Parenting is a classic act of stewardship, one I keep trying to get better at. And, one day, I hope to learn about grandparenting as well.

Much of what we understand about ecology movements is also related to stewardship. Looking after the earth and all around it is an act of stewardship. Making sure that we do things that are sustainable is an act of stewardship.

Stewardship matters.

Even building software can be an act of stewardship. Recently a colleague of mine tweeted that he was maintaining code written before he was born, code that was performing valuable service today. When I think about the role of software in stewardship, I start thinking about landlords and lessees.

Why? I’ve rented property for many years, I haven’t always been able to afford to buy. Whenever you rent a place, there’s usually a clause that says something like “you should leave this place just as you found it. All expenses to do with restoring the place to what it was like before you got here are payable by you”…. or words to that effect.

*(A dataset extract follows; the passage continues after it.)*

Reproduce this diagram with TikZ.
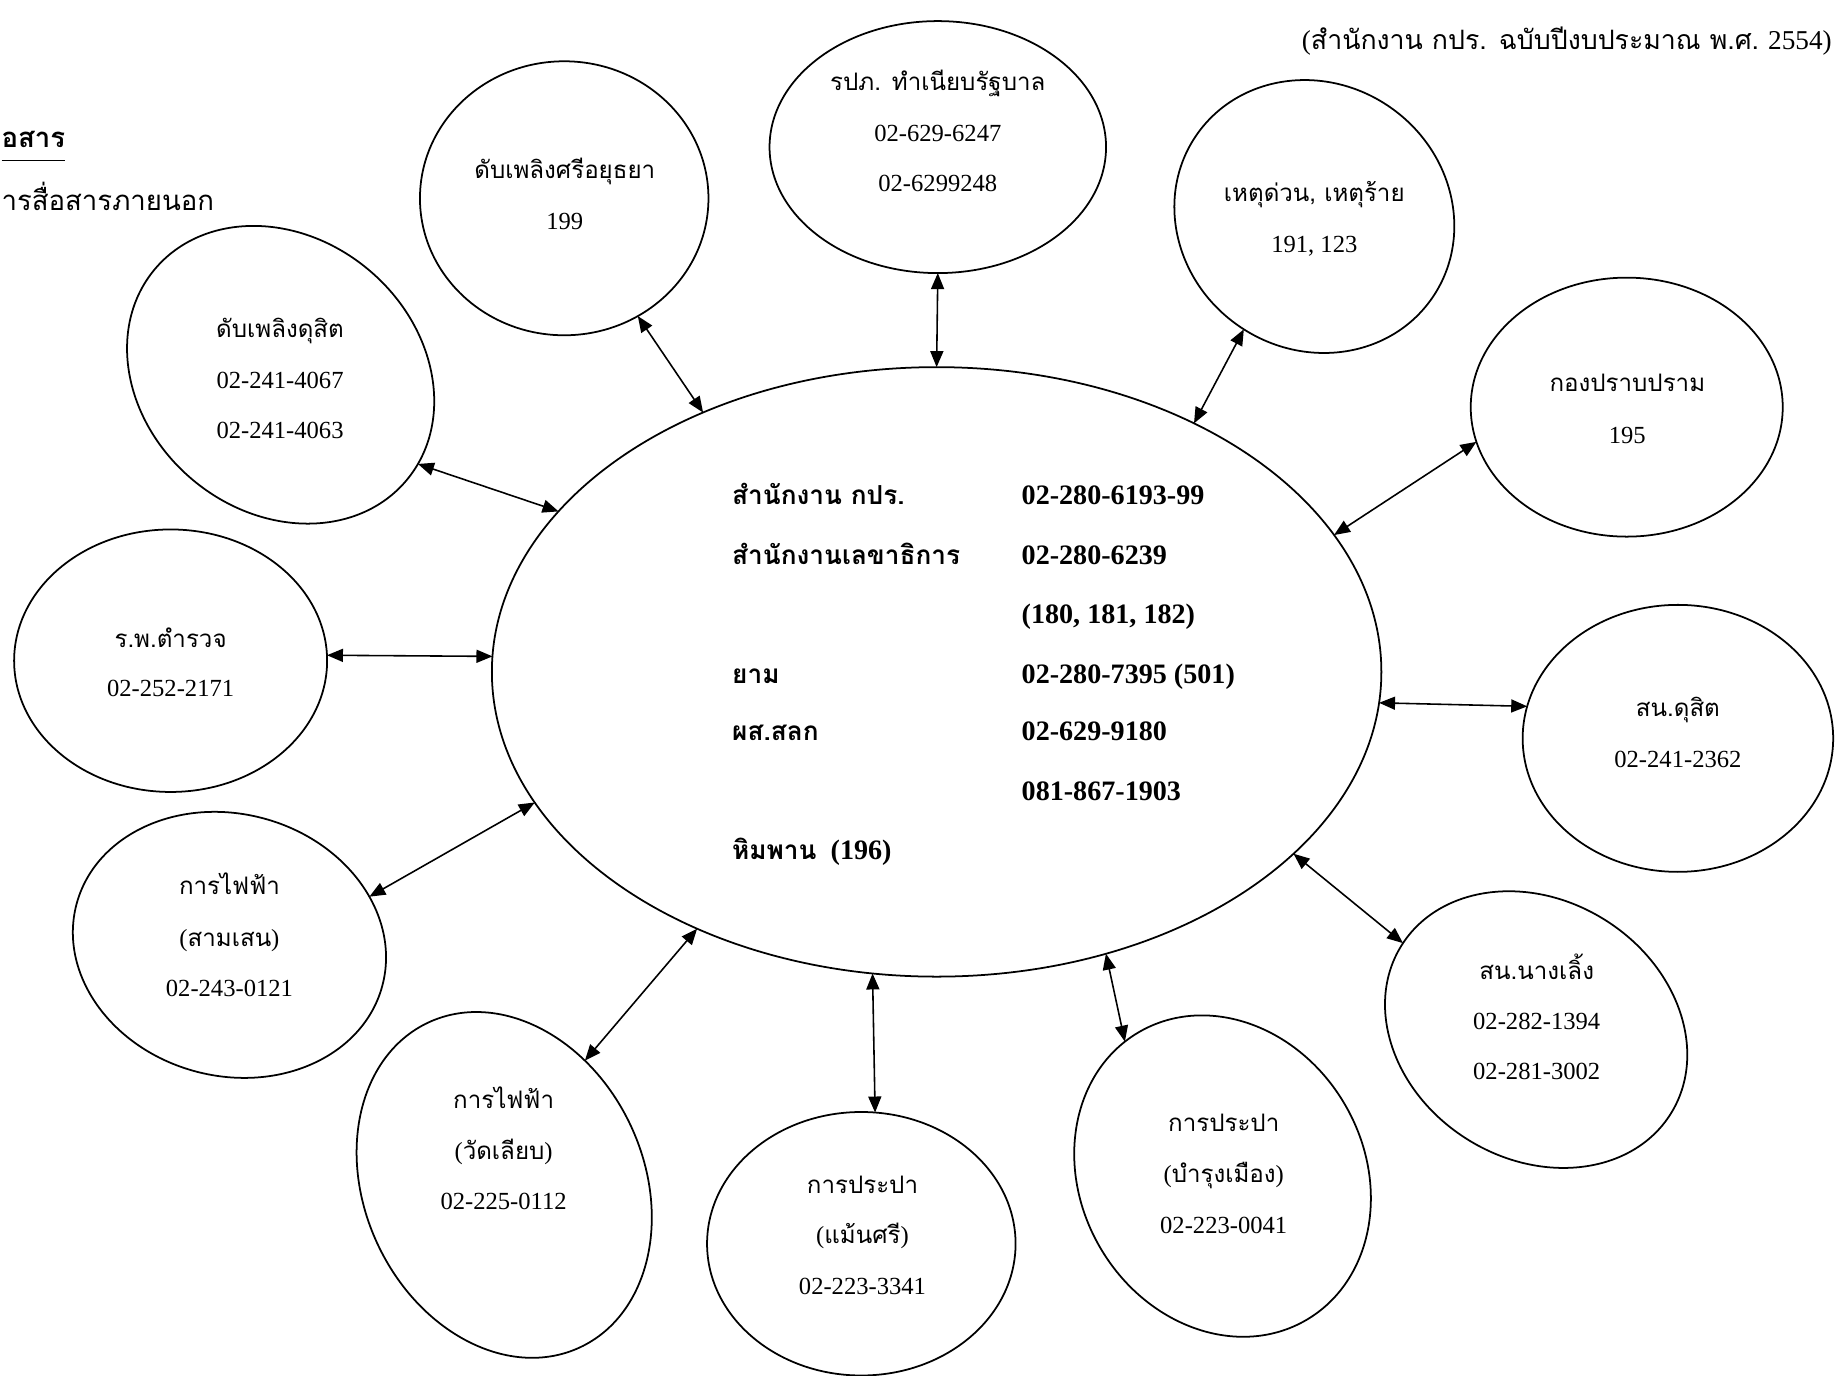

I think that principle is at the heart of stewardship. Which is what I was thinking of when I viewed some links tweeted to me by a colleague, Brendan Lee (thank you Brendan! ).

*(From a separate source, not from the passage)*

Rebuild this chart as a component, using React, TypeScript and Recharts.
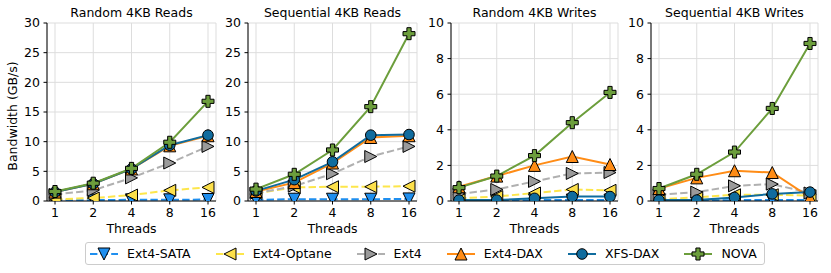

The links were about graffiti, and are well worth reading and watching. They were about Evan Roth and the Graffiti Research Lab. Go take a look, you won’t regret it. There’s a link to a related post here, about turning graffiti into code.

Turning graffiti into code. Now that starting sending me on all kinds of enjoyable wild-goose chases.

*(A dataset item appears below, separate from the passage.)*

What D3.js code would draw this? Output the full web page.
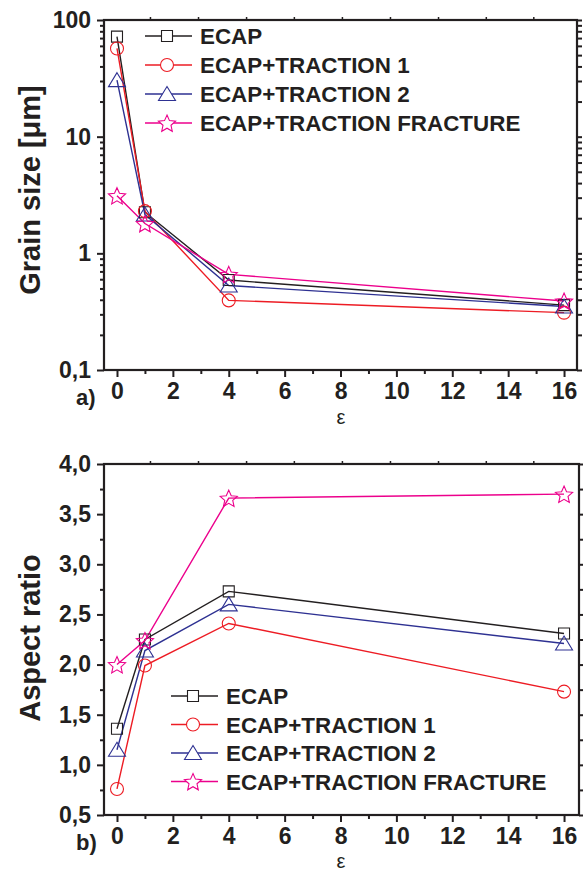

What if we could make graffiti non-invasive, no longer persistent while still “permanent”? What if we could could switch graffiti on and off at the touch of a button? Some of the things that Evan Roth demonstrates and talks about suggest this is already happening.

It’s no suggestion, it’s happening now. Augmented reality layers as put forward, for example, by Layar, one of my favourite companies, are classic examples of noninvasive overlays. Now, suddenly, I can see the possibility of walking around historical sites untainted, uncorrupted by modern signage and explanation. The descriptive information is retrieved by smartphone or tablet connected wirelessly to the cloud, and can be designed to enfranchise everyone, without any reliance on sight or hearing or reading ability or even economic power.

It’s happening in many ways now. The ability to become a Retronaut is also designed on this noninvasive basis. Chris Wild’s brilliant invention, the Retroscope, allows us to revel in our nostalgia, steep ourselves in our history, wallow in our culture and geography, all without the need for any “street furniture”.

There is a lot we can learn from Evan, from the people at Graffiti Research; there is a lot we can learn from Maarten and Claire, from the people at Layar; there is a lot we can learn from Chris and from Retroscope. Designing software so that it is neither intrusive nor invasive. No “client installs”. Nothing that ties what you do to a specific device or location or capacity or spend minimum. Software that leaves the environment around you untouched, software that can be undone at the touch of a button, software that lets you behave like a steward in the environment.

Software “estates” today exist in a heterogeneous world, built up over generations; every company has an environment that has evolved like Topsy growing up in the Galapagos. Many of these estates are no longer sustainable or even maintainable, and they will collapse over time. Which is why moving to the cloud is not a nice-to-have option but an imperative.

Noninvasive computing is here to stay. Even in the enterprise. Especially in the enterprise. Because tomorrow’s CEOs will demand it. Which is why I’m here to learn from graffiti and augmented reality and the Retroscope. They show me why the cloud matters.